What is being asked - Restate the data exactly as given and keep the pictures out.

Available data -
____

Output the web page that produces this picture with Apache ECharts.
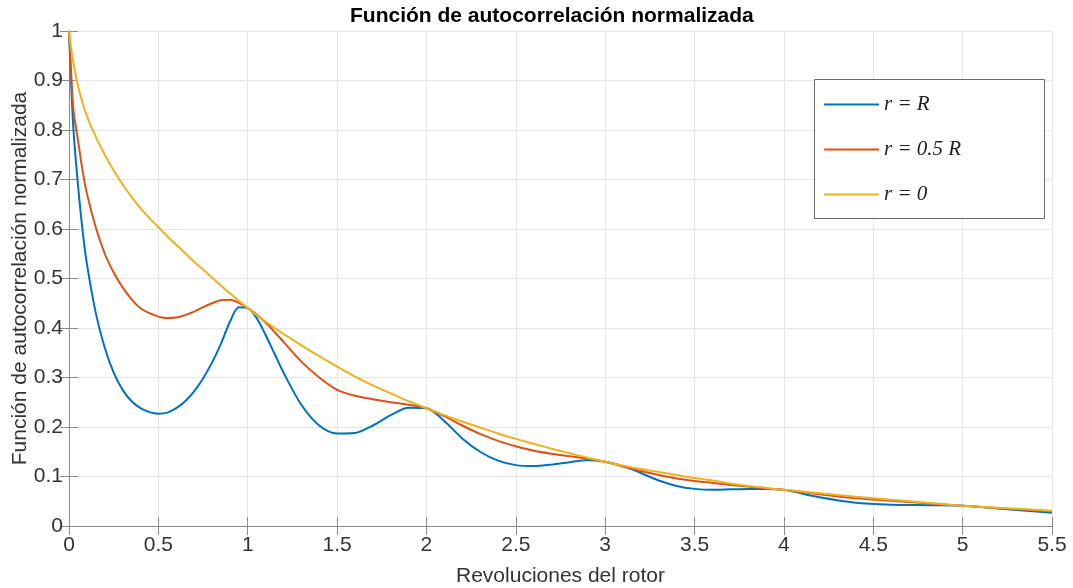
<!DOCTYPE html>
<html>
<head>
<meta charset="utf-8">
<title>Función de autocorrelación normalizada</title>
<script src="https://cdn.jsdelivr.net/npm/echarts@6/dist/echarts.min.js"></script>
<style>
  html, body { margin: 0; padding: 0; background: #fff; }
  #chart { width: 1073px; height: 588px; }
</style>
</head>
<body>
<div id="chart"></div>
<script>
// Revolutions of the rotor (shared abscissa for all curves)
const revs = [0, 0.01, 0.025, 0.05, 0.075, 0.1, 0.15, 0.2, 0.25, 0.3, 0.35, 0.4, 0.45, 0.5,
  0.55, 0.6, 0.65, 0.7, 0.75, 0.8, 0.85, 0.9, 0.95, 1.0, 1.05, 1.1, 1.15, 1.2, 1.3, 1.4,
  1.5, 1.6, 1.7, 1.8, 1.9, 2.0, 2.1, 2.2, 2.3, 2.4, 2.5, 2.6, 2.7, 2.8, 2.9, 3.0, 3.1,
  3.2, 3.3, 3.4, 3.5, 3.6, 3.7, 3.8, 3.9, 4.0, 4.2, 4.4, 4.6, 4.8, 5.0, 5.25, 5.5];

// r = R
const acfTip = [1, 0.91, 0.8, 0.69, 0.6, 0.53, 0.43, 0.36, 0.31, 0.275, 0.252, 0.238, 0.23, 0.227,
  0.229, 0.238, 0.252, 0.272, 0.298, 0.33, 0.368, 0.412, 0.442, 0.44, 0.42, 0.386, 0.348, 0.31, 0.245, 0.203,
  0.187, 0.188, 0.203, 0.224, 0.239, 0.238, 0.212, 0.177, 0.15, 0.132, 0.123, 0.121, 0.124, 0.129, 0.133, 0.13, 0.121,
  0.107, 0.092, 0.081, 0.075, 0.073, 0.074, 0.075, 0.075, 0.073, 0.058, 0.047, 0.043, 0.042, 0.041, 0.034, 0.027];

// r = 0.5 R
const acfMid = [1, 0.93, 0.84, 0.78, 0.72, 0.672, 0.603, 0.55, 0.512, 0.482, 0.458, 0.44, 0.43, 0.423,
  0.42, 0.421, 0.426, 0.433, 0.442, 0.45, 0.456, 0.457, 0.451, 0.44, 0.427, 0.411, 0.392, 0.372, 0.332, 0.3,
  0.275, 0.263, 0.256, 0.25, 0.245, 0.238, 0.222, 0.203, 0.186, 0.172, 0.161, 0.152, 0.146, 0.141, 0.136, 0.13, 0.12,
  0.111, 0.103, 0.096, 0.091, 0.087, 0.083, 0.08, 0.076, 0.073, 0.064, 0.056, 0.051, 0.046, 0.041, 0.035, 0.03];

// r = 0
const acfHub = [1, 0.97, 0.935, 0.89, 0.856, 0.828, 0.786, 0.75, 0.718, 0.69, 0.665, 0.642, 0.622, 0.604,
  0.585, 0.568, 0.551, 0.534, 0.518, 0.502, 0.486, 0.47, 0.455, 0.44, 0.426, 0.413, 0.4, 0.388, 0.365, 0.343,
  0.322, 0.302, 0.284, 0.268, 0.252, 0.238, 0.224, 0.211, 0.199, 0.187, 0.176, 0.166, 0.156, 0.147, 0.138, 0.13, 0.122,
  0.115, 0.109, 0.103, 0.097, 0.092, 0.086, 0.081, 0.077, 0.073, 0.066, 0.059, 0.053, 0.047, 0.041, 0.036, 0.031];

const seriesNames = ['r = R', 'r = 0.5 R', 'r = 0'];
const seriesColors = ['#0072BD', '#D95319', '#EDB120'];
const xTickStep = 0.5;
const yTickStep = 0.1;

const pairs = ys => revs.map((x, i) => [x, ys[i]]);

const axisGray = '#8a8a8a';
const labelColor = '#333333';
const gridGray = '#e6e6e6';
const sans = '"Liberation Sans", Arial, Helvetica, sans-serif';

const chart = echarts.init(document.getElementById('chart'), null, { renderer: 'canvas' });

const boxAxis = {
  axisLine: { show: true, lineStyle: { color: axisGray, width: 1 } },
  axisTick: { show: true, inside: true, length: 9, lineStyle: { color: axisGray } },
  axisLabel: { show: false },
  splitLine: { show: false }
};

chart.setOption({
  animation: false,
  backgroundColor: '#ffffff',
  title: {
    text: 'Función de autocorrelación normalizada',
    left: 345,
    top: 1,
    textStyle: { fontFamily: sans, fontSize: 21, fontWeight: 'bold', color: '#000' }
  },
  grid: { left: 69, right: 21, top: 31, bottom: 62, containLabel: false, outerBoundsMode: 'none' },
  graphic: [{
    type: 'rect',
    z: 3,
    shape: { x: 814.5, y: 79.5, width: 230, height: 139 },
    style: { fill: '#ffffff', stroke: '#6a6a6a', lineWidth: 1 }
  }],
  legend: {
    orient: 'vertical',
    left: 814,
    top: 79,
    padding: [15, 10, 15, 10],
    icon: 'rect',
    itemWidth: 55,
    itemHeight: 2,
    itemGap: 24,
    z: 5,
    data: seriesNames,
    textStyle: {
      fontFamily: '"Liberation Serif", "Times New Roman", serif',
      fontStyle: 'italic',
      fontSize: 21,
      lineHeight: 20,
      color: '#222'
    }
  },
  xAxis: [{
    type: 'value',
    min: 0,
    max: 5.5,
    interval: xTickStep,
    name: 'Revoluciones del rotor',
    nameLocation: 'middle',
    nameGap: 40,
    nameTextStyle: { fontFamily: sans, fontSize: 21, color: labelColor },
    axisLine: { show: true, lineStyle: { color: axisGray, width: 1 } },
    axisTick: { show: true, inside: true, length: 9, lineStyle: { color: axisGray } },
    axisLabel: { fontFamily: sans, fontSize: 21, color: labelColor, margin: 9 },
    splitLine: { show: true, lineStyle: { color: gridGray, width: 1 } }
  }, Object.assign({
    type: 'value', position: 'top', min: 0, max: 5.5, interval: xTickStep
  }, boxAxis)],
  yAxis: [{
    type: 'value',
    min: 0,
    max: 1,
    interval: yTickStep,
    name: 'Función de autocorrelación normalizada',
    nameLocation: 'middle',
    nameGap: 38,
    nameMoveOverlap: false,
    nameTextStyle: { fontFamily: sans, fontSize: 21, color: labelColor },
    axisLine: { show: true, lineStyle: { color: axisGray, width: 1 } },
    axisTick: { show: true, inside: true, length: 9, lineStyle: { color: axisGray } },
    axisLabel: { fontFamily: sans, fontSize: 21, color: labelColor, margin: 6 },
    splitLine: { show: true, lineStyle: { color: gridGray, width: 1 } }
  }, Object.assign({
    type: 'value', position: 'right', min: 0, max: 1, interval: yTickStep
  }, boxAxis)],
  series: [acfTip, acfMid, acfHub].map((ys, k) => ({
    name: seriesNames[k],
    type: 'line',
    data: pairs(ys),
    showSymbol: false,
    symbol: 'none',
    smooth: 0.3,
    clip: true,
    z: 2 + k,
    lineStyle: { color: seriesColors[k], width: 2 },
    itemStyle: { color: seriesColors[k] }
  }))
});
</script>
</body>
</html>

____

Task answer -
Output the web page that produces this picture with Apache ECharts.
<!DOCTYPE html>
<html>
<head>
<meta charset="utf-8">
<title>Función de autocorrelación normalizada</title>
<script src="https://cdn.jsdelivr.net/npm/echarts@6/dist/echarts.min.js"></script>
<style>
  html, body { margin: 0; padding: 0; background: #fff; }
  #chart { width: 1073px; height: 588px; }
</style>
</head>
<body>
<div id="chart"></div>
<script>
// Revolutions of the rotor (shared abscissa for all curves)
const revs = [0, 0.01, 0.025, 0.05, 0.075, 0.1, 0.15, 0.2, 0.25, 0.3, 0.35, 0.4, 0.45, 0.5,
  0.55, 0.6, 0.65, 0.7, 0.75, 0.8, 0.85, 0.9, 0.95, 1.0, 1.05, 1.1, 1.15, 1.2, 1.3, 1.4,
  1.5, 1.6, 1.7, 1.8, 1.9, 2.0, 2.1, 2.2, 2.3, 2.4, 2.5, 2.6, 2.7, 2.8, 2.9, 3.0, 3.1,
  3.2, 3.3, 3.4, 3.5, 3.6, 3.7, 3.8, 3.9, 4.0, 4.2, 4.4, 4.6, 4.8, 5.0, 5.25, 5.5];

// r = R
const acfTip = [1, 0.91, 0.8, 0.69, 0.6, 0.53, 0.43, 0.36, 0.31, 0.275, 0.252, 0.238, 0.23, 0.227,
  0.229, 0.238, 0.252, 0.272, 0.298, 0.33, 0.368, 0.412, 0.442, 0.44, 0.42, 0.386, 0.348, 0.31, 0.245, 0.203,
  0.187, 0.188, 0.203, 0.224, 0.239, 0.238, 0.212, 0.177, 0.15, 0.132, 0.123, 0.121, 0.124, 0.129, 0.133, 0.13, 0.121,
  0.107, 0.092, 0.081, 0.075, 0.073, 0.074, 0.075, 0.075, 0.073, 0.058, 0.047, 0.043, 0.042, 0.041, 0.034, 0.027];

// r = 0.5 R
const acfMid = [1, 0.93, 0.84, 0.78, 0.72, 0.672, 0.603, 0.55, 0.512, 0.482, 0.458, 0.44, 0.43, 0.423,
  0.42, 0.421, 0.426, 0.433, 0.442, 0.45, 0.456, 0.457, 0.451, 0.44, 0.427, 0.411, 0.392, 0.372, 0.332, 0.3,
  0.275, 0.263, 0.256, 0.25, 0.245, 0.238, 0.222, 0.203, 0.186, 0.172, 0.161, 0.152, 0.146, 0.141, 0.136, 0.13, 0.12,
  0.111, 0.103, 0.096, 0.091, 0.087, 0.083, 0.08, 0.076, 0.073, 0.064, 0.056, 0.051, 0.046, 0.041, 0.035, 0.03];

// r = 0
const acfHub = [1, 0.97, 0.935, 0.89, 0.856, 0.828, 0.786, 0.75, 0.718, 0.69, 0.665, 0.642, 0.622, 0.604,
  0.585, 0.568, 0.551, 0.534, 0.518, 0.502, 0.486, 0.47, 0.455, 0.44, 0.426, 0.413, 0.4, 0.388, 0.365, 0.343,
  0.322, 0.302, 0.284, 0.268, 0.252, 0.238, 0.224, 0.211, 0.199, 0.187, 0.176, 0.166, 0.156, 0.147, 0.138, 0.13, 0.122,
  0.115, 0.109, 0.103, 0.097, 0.092, 0.086, 0.081, 0.077, 0.073, 0.066, 0.059, 0.053, 0.047, 0.041, 0.036, 0.031];

const seriesNames = ['r = R', 'r = 0.5 R', 'r = 0'];
const seriesColors = ['#0072BD', '#D95319', '#EDB120'];
const xTickStep = 0.5;
const yTickStep = 0.1;

const pairs = ys => revs.map((x, i) => [x, ys[i]]);

const axisGray = '#8a8a8a';
const labelColor = '#333333';
const gridGray = '#e6e6e6';
const sans = '"Liberation Sans", Arial, Helvetica, sans-serif';

const chart = echarts.init(document.getElementById('chart'), null, { renderer: 'canvas' });

const boxAxis = {
  axisLine: { show: true, lineStyle: { color: axisGray, width: 1 } },
  axisTick: { show: true, inside: true, length: 9, lineStyle: { color: axisGray } },
  axisLabel: { show: false },
  splitLine: { show: false }
};

chart.setOption({
  animation: false,
  backgroundColor: '#ffffff',
  title: {
    text: 'Función de autocorrelación normalizada',
    left: 345,
    top: 1,
    textStyle: { fontFamily: sans, fontSize: 21, fontWeight: 'bold', color: '#000' }
  },
  grid: { left: 69, right: 21, top: 31, bottom: 62, containLabel: false, outerBoundsMode: 'none' },
  graphic: [{
    type: 'rect',
    z: 3,
    shape: { x: 814.5, y: 79.5, width: 230, height: 139 },
    style: { fill: '#ffffff', stroke: '#6a6a6a', lineWidth: 1 }
  }],
  legend: {
    orient: 'vertical',
    left: 814,
    top: 79,
    padding: [15, 10, 15, 10],
    icon: 'rect',
    itemWidth: 55,
    itemHeight: 2,
    itemGap: 24,
    z: 5,
    data: seriesNames,
    textStyle: {
      fontFamily: '"Liberation Serif", "Times New Roman", serif',
      fontStyle: 'italic',
      fontSize: 21,
      lineHeight: 20,
      color: '#222'
    }
  },
  xAxis: [{
    type: 'value',
    min: 0,
    max: 5.5,
    interval: xTickStep,
    name: 'Revoluciones del rotor',
    nameLocation: 'middle',
    nameGap: 40,
    nameTextStyle: { fontFamily: sans, fontSize: 21, color: labelColor },
    axisLine: { show: true, lineStyle: { color: axisGray, width: 1 } },
    axisTick: { show: true, inside: true, length: 9, lineStyle: { color: axisGray } },
    axisLabel: { fontFamily: sans, fontSize: 21, color: labelColor, margin: 9 },
    splitLine: { show: true, lineStyle: { color: gridGray, width: 1 } }
  }, Object.assign({
    type: 'value', position: 'top', min: 0, max: 5.5, interval: xTickStep
  }, boxAxis)],
  yAxis: [{
    type: 'value',
    min: 0,
    max: 1,
    interval: yTickStep,
    name: 'Función de autocorrelación normalizada',
    nameLocation: 'middle',
    nameGap: 38,
    nameMoveOverlap: false,
    nameTextStyle: { fontFamily: sans, fontSize: 21, color: labelColor },
    axisLine: { show: true, lineStyle: { color: axisGray, width: 1 } },
    axisTick: { show: true, inside: true, length: 9, lineStyle: { color: axisGray } },
    axisLabel: { fontFamily: sans, fontSize: 21, color: labelColor, margin: 6 },
    splitLine: { show: true, lineStyle: { color: gridGray, width: 1 } }
  }, Object.assign({
    type: 'value', position: 'right', min: 0, max: 1, interval: yTickStep
  }, boxAxis)],
  series: [acfTip, acfMid, acfHub].map((ys, k) => ({
    name: seriesNames[k],
    type: 'line',
    data: pairs(ys),
    showSymbol: false,
    symbol: 'none',
    smooth: 0.3,
    clip: true,
    z: 2 + k,
    lineStyle: { color: seriesColors[k], width: 2 },
    itemStyle: { color: seriesColors[k] }
  }))
});
</script>
</body>
</html>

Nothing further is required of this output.